▶ [WHAT YOU NEED TO DO] Using the entries shown below, output the line containing "Reproduce this chart with matplotlib.", the line containing "550, 600, 650, 700, 750, 800, 850, 900, 950, 1000]", and every line between them, exactly. Pictures are omitted.

# start of DATA FOR THIS TASK

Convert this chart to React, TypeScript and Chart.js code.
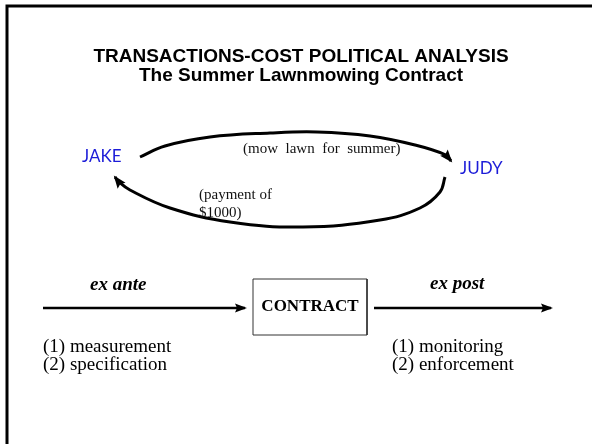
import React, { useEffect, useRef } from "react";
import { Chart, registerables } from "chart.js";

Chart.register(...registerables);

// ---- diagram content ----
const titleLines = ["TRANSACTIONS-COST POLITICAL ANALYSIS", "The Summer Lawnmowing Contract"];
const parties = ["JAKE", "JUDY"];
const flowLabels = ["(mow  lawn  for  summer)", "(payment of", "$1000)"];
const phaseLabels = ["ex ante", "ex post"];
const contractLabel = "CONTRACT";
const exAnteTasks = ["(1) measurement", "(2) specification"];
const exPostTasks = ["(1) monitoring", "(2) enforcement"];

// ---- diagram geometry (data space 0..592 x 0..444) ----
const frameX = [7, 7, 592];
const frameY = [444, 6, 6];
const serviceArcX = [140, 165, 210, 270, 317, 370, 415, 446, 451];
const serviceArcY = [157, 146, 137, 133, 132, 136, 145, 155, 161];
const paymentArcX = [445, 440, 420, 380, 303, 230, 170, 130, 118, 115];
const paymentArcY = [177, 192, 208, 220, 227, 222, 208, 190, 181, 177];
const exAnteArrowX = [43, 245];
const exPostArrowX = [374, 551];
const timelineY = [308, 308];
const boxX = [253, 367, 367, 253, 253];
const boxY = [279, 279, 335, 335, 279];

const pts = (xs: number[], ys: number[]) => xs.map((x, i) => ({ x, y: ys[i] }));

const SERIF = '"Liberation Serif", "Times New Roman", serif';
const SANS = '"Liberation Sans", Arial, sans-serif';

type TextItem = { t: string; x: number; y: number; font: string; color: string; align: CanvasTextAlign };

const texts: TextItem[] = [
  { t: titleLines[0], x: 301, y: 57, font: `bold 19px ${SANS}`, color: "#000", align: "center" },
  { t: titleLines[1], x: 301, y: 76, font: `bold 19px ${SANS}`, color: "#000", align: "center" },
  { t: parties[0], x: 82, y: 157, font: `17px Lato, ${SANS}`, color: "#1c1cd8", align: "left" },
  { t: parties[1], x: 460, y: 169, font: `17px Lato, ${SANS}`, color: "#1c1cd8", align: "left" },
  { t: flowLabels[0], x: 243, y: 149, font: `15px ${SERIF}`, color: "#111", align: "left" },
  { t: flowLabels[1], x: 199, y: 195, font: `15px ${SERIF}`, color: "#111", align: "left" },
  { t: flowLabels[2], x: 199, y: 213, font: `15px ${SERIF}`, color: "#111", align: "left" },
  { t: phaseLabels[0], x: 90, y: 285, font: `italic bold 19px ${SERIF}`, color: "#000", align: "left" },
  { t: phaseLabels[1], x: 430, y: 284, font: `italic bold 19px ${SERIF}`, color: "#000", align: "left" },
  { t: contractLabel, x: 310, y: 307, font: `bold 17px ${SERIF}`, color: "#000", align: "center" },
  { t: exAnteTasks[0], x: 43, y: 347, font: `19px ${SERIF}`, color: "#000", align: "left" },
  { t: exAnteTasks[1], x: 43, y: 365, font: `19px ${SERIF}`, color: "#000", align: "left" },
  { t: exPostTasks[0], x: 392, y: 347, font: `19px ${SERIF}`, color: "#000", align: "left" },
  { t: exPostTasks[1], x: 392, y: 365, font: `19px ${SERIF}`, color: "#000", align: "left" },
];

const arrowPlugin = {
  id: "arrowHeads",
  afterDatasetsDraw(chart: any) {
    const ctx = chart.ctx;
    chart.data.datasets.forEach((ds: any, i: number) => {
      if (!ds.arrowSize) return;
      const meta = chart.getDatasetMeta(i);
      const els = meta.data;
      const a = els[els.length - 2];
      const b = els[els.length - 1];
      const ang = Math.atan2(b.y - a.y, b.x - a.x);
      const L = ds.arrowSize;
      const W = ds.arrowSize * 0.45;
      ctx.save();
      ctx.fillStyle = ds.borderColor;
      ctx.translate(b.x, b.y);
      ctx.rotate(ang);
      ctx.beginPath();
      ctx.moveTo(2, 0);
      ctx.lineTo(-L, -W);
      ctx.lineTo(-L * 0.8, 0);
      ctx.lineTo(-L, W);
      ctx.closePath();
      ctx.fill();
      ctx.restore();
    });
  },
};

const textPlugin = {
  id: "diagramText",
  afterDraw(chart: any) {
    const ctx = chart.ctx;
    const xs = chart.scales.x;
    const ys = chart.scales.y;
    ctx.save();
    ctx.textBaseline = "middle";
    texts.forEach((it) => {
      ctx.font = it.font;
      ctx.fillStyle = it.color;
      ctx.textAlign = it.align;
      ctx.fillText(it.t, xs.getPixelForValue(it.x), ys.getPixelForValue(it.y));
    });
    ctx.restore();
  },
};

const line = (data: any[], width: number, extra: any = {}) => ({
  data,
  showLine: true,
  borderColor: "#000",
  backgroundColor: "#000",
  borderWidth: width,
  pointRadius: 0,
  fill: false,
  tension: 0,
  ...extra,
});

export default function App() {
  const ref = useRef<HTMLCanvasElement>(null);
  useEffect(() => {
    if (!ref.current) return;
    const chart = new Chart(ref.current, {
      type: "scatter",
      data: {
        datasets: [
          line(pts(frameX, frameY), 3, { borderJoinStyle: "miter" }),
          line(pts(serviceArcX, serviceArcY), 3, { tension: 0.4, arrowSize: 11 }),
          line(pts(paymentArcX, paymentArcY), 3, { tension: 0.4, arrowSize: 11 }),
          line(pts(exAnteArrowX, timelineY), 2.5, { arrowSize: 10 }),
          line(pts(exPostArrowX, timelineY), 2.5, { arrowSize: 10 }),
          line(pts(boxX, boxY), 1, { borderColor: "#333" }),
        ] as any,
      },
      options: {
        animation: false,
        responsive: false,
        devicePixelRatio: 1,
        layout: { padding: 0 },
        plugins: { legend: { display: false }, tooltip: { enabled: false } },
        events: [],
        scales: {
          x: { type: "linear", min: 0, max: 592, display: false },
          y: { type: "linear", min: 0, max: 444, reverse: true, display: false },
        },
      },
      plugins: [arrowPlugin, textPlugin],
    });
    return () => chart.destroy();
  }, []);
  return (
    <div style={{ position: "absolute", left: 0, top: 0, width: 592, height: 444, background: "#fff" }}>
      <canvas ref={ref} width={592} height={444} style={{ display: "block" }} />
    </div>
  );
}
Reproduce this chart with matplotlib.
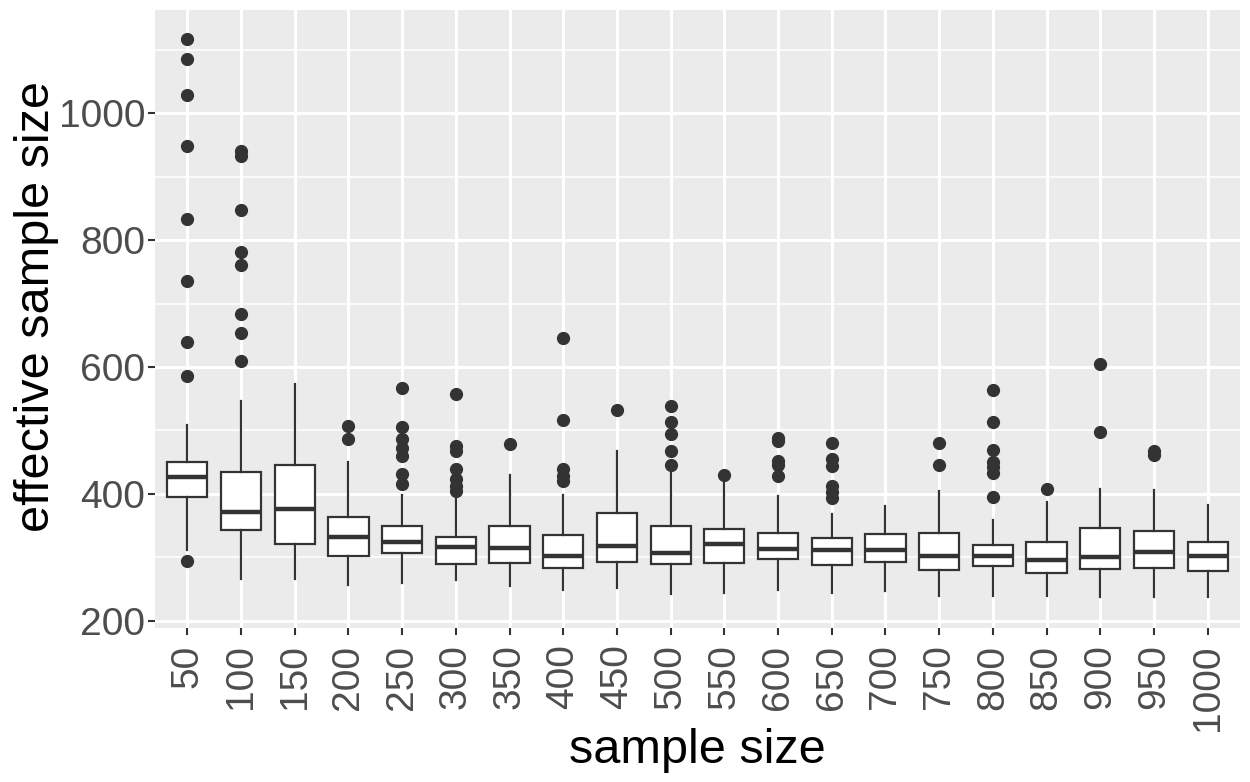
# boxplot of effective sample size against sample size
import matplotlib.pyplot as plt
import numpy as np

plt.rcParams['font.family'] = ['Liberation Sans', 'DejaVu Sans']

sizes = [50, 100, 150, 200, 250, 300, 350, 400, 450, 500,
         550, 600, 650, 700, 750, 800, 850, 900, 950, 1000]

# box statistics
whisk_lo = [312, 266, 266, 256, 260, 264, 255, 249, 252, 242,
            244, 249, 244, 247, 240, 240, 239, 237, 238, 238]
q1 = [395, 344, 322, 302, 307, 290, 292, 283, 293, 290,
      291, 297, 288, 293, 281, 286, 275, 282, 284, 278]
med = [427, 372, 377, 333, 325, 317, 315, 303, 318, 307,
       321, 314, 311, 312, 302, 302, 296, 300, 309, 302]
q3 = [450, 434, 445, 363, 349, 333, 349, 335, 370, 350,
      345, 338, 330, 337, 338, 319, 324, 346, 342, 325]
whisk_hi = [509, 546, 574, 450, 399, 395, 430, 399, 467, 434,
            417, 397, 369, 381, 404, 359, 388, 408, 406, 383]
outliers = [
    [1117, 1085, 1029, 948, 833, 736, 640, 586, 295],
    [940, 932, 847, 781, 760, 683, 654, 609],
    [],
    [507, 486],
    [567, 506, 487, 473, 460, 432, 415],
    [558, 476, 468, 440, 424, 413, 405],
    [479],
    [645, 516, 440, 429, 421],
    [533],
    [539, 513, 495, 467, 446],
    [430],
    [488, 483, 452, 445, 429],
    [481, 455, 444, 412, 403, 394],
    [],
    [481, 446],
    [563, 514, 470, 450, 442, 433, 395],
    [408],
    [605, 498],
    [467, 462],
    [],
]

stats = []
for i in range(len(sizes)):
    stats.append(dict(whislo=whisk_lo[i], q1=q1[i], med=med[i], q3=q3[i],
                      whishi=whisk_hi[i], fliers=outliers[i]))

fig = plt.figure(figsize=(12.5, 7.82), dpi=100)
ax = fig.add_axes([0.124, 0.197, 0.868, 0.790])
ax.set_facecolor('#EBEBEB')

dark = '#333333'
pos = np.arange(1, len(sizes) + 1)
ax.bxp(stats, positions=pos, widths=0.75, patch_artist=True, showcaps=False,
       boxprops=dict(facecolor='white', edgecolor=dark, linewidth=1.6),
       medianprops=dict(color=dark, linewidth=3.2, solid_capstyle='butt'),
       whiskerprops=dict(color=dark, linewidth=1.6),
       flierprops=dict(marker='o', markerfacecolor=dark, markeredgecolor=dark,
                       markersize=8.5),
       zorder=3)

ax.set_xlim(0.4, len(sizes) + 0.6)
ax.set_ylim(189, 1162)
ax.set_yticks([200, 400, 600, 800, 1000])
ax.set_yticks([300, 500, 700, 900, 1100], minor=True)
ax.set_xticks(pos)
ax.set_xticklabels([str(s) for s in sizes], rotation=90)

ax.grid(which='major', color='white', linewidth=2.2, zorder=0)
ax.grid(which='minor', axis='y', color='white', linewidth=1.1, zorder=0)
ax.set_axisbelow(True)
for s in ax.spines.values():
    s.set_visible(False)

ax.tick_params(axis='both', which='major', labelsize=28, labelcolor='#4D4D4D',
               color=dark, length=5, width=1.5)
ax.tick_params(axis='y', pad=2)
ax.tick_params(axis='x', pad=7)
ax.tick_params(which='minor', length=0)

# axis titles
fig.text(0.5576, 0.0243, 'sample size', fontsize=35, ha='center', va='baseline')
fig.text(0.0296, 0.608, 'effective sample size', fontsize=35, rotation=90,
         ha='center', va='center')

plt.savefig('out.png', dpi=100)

# end of DATA FOR THIS TASK
# start of DATA FOR THIS TASK

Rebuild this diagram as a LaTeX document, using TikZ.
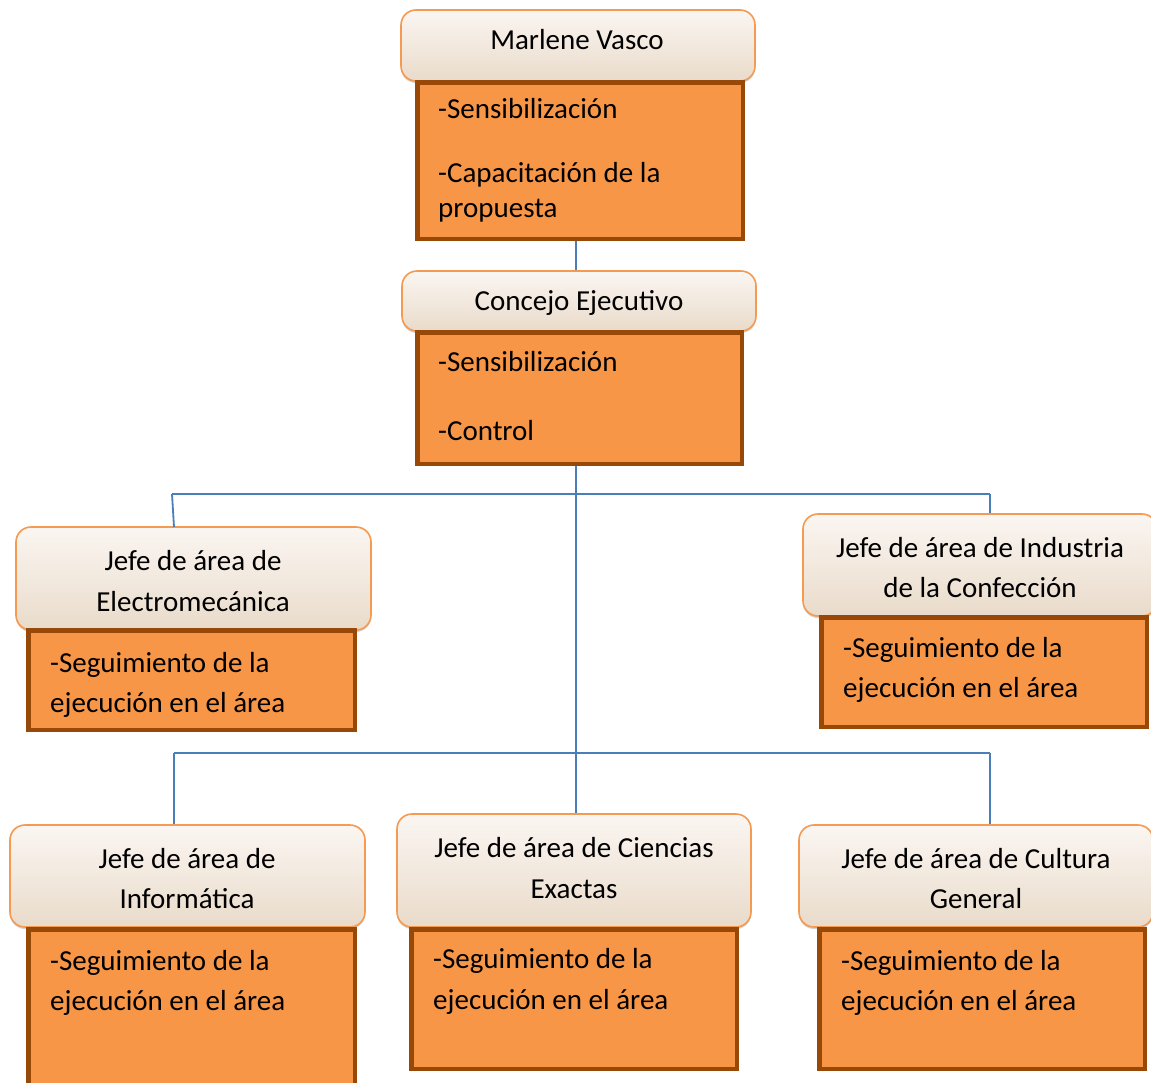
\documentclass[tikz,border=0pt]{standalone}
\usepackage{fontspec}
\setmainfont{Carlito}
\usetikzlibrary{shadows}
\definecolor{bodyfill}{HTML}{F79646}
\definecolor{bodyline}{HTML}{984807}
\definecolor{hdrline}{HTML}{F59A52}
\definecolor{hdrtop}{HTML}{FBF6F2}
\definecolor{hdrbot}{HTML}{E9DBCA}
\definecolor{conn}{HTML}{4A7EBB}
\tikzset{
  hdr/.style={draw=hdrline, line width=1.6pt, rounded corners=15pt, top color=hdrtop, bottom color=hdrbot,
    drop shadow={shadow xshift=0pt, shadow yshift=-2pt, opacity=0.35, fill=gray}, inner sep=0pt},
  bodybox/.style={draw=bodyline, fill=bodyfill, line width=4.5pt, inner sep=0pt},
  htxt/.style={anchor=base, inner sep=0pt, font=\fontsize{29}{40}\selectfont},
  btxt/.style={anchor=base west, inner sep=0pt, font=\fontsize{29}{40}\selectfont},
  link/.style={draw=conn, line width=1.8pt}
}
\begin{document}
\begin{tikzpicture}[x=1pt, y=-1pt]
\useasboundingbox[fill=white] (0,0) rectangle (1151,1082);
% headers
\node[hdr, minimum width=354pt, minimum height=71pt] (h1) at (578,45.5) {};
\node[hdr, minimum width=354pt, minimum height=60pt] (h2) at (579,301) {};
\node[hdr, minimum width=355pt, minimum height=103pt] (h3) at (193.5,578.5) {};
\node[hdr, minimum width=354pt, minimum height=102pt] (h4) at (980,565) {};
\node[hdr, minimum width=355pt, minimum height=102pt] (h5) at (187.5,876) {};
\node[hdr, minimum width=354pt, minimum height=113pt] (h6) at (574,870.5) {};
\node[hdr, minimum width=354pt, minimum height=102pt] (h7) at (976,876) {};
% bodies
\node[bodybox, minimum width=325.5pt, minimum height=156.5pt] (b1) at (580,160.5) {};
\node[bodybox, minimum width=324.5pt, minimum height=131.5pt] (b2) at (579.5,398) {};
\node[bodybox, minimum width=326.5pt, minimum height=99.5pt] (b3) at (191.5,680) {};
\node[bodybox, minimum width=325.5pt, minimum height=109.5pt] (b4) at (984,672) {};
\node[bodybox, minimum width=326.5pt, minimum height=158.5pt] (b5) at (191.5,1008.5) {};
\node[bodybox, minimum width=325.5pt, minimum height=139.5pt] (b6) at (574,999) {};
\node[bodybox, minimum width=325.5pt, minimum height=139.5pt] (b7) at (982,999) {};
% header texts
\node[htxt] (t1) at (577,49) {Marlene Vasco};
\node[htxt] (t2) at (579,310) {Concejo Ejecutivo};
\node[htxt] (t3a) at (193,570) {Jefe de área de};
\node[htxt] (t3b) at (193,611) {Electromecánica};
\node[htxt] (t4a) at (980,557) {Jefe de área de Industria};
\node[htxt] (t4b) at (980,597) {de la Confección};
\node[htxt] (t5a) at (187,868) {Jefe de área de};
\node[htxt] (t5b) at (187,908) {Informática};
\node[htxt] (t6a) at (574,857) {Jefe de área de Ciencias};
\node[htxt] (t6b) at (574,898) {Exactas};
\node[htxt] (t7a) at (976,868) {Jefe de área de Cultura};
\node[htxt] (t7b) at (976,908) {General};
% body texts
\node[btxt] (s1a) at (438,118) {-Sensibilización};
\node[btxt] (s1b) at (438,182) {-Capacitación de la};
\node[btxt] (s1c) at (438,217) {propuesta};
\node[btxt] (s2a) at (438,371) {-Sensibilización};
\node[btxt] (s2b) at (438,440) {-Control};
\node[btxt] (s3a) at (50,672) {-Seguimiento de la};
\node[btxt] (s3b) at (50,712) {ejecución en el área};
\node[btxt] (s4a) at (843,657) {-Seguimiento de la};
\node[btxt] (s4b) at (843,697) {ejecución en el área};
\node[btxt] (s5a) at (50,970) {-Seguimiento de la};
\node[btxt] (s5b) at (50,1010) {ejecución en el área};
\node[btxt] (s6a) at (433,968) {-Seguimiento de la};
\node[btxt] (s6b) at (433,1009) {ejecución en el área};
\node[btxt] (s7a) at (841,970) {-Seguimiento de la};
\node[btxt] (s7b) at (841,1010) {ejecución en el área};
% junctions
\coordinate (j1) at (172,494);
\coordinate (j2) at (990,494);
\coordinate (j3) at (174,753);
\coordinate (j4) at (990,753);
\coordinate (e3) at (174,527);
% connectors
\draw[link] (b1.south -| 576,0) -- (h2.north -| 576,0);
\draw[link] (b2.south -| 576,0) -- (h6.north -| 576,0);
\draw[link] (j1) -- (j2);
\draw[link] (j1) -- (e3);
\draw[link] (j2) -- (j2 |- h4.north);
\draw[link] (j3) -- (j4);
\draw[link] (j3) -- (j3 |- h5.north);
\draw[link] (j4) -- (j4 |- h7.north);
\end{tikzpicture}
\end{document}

# end of DATA FOR THIS TASK

▶ [TASK OUTPUT]
Reproduce this chart with matplotlib.
# boxplot of effective sample size against sample size
import matplotlib.pyplot as plt
import numpy as np

plt.rcParams['font.family'] = ['Liberation Sans', 'DejaVu Sans']

sizes = [50, 100, 150, 200, 250, 300, 350, 400, 450, 500,
         550, 600, 650, 700, 750, 800, 850, 900, 950, 1000]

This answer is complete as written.